The strategic risk hiding inside the EV transition

A dealer group does not usually notice the EV problem first in workshop turnover. It notices it in customer contact. The parc shifts. Routine service intervals stretch. Fewer owners return for the familiar maintenance rhythm that used to keep the relationship alive almost by default. By the time workshop revenue starts to move, service retention has often been drifting for quarters.

Too many boards still read aftersales through the lens of utilisation: hours sold, bays filled, technician productivity. Those metrics matter, but they miss the earlier signal. When customers come back less often, the network loses more than labour revenue. It loses reasons to stay relevant, chances to refresh data, moments to reinforce trust, and visibility on who is quietly moving out of the network. The margin pressure starts long before it shows up in workshop revenue.

This is why the strongest networks in increasingly in EV-heavier markets such as the Netherlands, are not simply waiting for the next service event.
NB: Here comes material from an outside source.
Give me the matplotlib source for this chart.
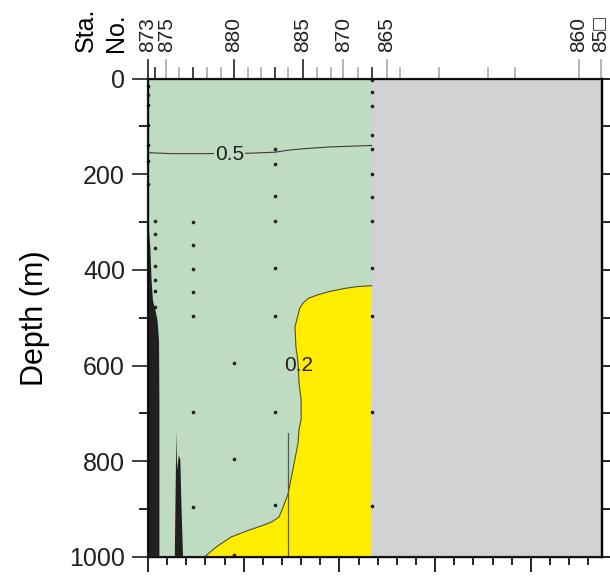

They are looking for substitute moments that still feel legitimate to the customer: tyre replacement, seasonal checks, recall campaigns, warranty milestones, connected-vehicle prompts, collection-and-delivery offers, upgrade signals. Not every touchpoint works equally well. Some are too generic. Some arrive too late. Some depend on data the network assumes it has, until local inconsistency proves otherwise. That is where the execution problem becomes visible.
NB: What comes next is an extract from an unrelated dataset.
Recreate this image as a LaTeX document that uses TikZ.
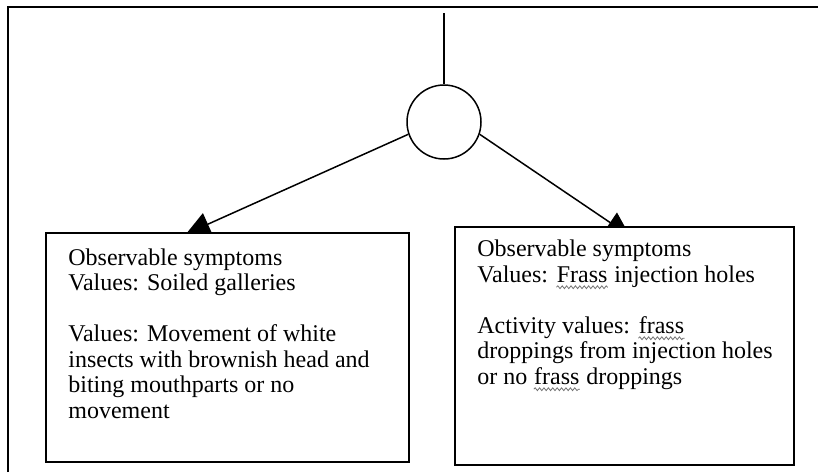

Most dealer groups do not struggle because they lack ideas. They struggle because the data is patchy, the cadence varies by rooftop, and customer follow-up is still left to local habit or fragmented systems. In practice, that means contact details not refreshed since handover, service prompts firing in the wrong language, or follow-up that simply never arrives. One dealer calls at the right moment. Another waits. A third sends a message with no relevance at all. At board level, the reporting still looks acceptable because the average hides the leak.

Once the old maintenance rhythm weakens, silence becomes expensive

The customer who no longer hears from you is not just a missed workshop visit. That customer becomes harder to retain, harder to reactivate, and eventually more expensive to win back through sales and marketing. By then, the damage is no longer confined to aftersales. It is affecting lifetime value, future repurchase influence, and the economics of the entire customer relationship.

In the ICE era, customer contact was partly created by the product. In the EV era, it has to be designed, governed, and executed deliberately across the network. That is the calculation many boards still have not run.